─── Data section ───

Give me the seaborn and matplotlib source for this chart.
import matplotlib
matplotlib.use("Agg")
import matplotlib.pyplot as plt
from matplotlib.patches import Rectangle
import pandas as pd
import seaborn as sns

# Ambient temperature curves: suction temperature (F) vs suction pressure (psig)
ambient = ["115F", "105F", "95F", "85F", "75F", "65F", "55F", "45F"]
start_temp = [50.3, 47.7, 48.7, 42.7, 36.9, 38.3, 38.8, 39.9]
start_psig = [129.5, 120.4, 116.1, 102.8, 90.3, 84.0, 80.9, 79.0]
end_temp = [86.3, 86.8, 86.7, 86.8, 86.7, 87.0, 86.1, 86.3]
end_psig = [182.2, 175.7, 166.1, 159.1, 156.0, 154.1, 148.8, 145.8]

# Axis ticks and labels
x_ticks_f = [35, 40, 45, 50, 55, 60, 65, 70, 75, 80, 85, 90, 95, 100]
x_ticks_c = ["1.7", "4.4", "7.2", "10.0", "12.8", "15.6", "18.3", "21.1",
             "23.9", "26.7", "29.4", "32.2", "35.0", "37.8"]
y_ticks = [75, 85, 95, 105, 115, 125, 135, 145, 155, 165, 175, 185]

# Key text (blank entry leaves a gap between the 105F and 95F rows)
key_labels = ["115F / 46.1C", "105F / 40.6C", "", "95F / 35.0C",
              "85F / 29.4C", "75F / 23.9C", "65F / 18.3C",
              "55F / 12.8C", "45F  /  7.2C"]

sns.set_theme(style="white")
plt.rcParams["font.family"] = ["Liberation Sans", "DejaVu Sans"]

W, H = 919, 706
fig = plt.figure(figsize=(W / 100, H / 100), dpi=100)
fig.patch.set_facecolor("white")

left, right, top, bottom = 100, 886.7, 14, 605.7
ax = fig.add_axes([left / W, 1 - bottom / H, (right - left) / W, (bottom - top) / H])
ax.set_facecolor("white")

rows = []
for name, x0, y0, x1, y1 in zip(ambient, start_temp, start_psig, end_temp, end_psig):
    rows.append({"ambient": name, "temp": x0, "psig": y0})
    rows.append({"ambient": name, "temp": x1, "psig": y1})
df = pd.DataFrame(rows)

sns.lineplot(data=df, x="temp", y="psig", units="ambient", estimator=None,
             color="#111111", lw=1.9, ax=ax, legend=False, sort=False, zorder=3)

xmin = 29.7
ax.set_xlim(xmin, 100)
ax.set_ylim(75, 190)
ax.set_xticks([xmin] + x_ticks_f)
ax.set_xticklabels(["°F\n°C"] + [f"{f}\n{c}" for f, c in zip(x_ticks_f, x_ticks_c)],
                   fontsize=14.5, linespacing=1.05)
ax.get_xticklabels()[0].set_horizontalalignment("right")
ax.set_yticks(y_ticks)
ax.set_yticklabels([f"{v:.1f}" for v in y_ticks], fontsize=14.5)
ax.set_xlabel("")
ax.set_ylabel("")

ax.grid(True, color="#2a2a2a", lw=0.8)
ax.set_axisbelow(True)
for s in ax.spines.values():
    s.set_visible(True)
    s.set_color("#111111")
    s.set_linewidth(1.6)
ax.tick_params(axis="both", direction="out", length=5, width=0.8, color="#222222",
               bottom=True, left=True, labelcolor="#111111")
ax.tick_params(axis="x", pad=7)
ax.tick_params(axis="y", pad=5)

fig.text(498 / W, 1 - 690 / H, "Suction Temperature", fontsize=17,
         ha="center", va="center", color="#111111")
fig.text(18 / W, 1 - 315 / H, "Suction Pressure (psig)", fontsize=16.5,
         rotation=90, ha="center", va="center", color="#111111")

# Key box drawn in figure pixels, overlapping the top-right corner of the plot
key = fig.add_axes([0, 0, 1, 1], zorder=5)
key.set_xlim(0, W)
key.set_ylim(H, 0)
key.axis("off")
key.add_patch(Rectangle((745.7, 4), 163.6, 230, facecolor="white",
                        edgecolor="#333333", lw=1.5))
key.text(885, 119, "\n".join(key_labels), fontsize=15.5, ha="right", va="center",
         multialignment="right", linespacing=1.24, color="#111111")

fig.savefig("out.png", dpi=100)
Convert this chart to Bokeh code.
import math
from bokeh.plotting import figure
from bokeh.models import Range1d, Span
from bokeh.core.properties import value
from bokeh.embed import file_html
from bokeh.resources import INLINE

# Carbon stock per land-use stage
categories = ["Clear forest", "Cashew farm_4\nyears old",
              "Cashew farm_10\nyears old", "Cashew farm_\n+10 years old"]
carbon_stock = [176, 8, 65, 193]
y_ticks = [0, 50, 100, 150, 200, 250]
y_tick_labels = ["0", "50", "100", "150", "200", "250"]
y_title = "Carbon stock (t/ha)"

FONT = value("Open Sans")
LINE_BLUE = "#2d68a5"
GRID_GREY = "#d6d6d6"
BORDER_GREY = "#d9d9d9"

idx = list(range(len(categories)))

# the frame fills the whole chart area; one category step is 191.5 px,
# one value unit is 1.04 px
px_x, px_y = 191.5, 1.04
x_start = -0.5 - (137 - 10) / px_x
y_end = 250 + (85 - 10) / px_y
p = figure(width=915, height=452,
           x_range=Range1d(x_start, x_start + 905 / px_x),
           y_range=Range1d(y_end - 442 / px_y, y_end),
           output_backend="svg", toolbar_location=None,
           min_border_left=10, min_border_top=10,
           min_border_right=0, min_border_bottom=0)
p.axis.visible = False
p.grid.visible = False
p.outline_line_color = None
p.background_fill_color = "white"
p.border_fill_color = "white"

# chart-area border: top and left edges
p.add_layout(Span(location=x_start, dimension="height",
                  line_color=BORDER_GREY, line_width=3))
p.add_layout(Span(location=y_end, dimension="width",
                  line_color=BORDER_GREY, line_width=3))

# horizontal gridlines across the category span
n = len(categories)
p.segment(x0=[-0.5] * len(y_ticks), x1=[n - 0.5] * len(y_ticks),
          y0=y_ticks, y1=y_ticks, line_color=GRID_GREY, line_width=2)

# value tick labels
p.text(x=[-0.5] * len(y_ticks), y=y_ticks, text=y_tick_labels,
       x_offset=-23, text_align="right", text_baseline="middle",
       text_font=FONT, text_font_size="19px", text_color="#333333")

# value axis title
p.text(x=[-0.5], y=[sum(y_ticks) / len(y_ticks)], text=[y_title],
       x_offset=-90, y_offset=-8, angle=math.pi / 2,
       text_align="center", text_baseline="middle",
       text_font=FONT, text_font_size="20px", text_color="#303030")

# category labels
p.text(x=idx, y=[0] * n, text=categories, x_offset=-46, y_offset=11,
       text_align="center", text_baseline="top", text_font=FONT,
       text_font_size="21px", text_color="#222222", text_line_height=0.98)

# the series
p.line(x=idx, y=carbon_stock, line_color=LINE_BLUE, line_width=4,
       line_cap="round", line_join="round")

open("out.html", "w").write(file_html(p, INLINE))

───

Stopping at the line containing "import seaborn as sns", please repeat exactly every line from the very start of the entries, that line included, and nothing more.

Give me the seaborn and matplotlib source for this chart.
import matplotlib
matplotlib.use("Agg")
import matplotlib.pyplot as plt
from matplotlib.patches import Rectangle
import pandas as pd
import seaborn as sns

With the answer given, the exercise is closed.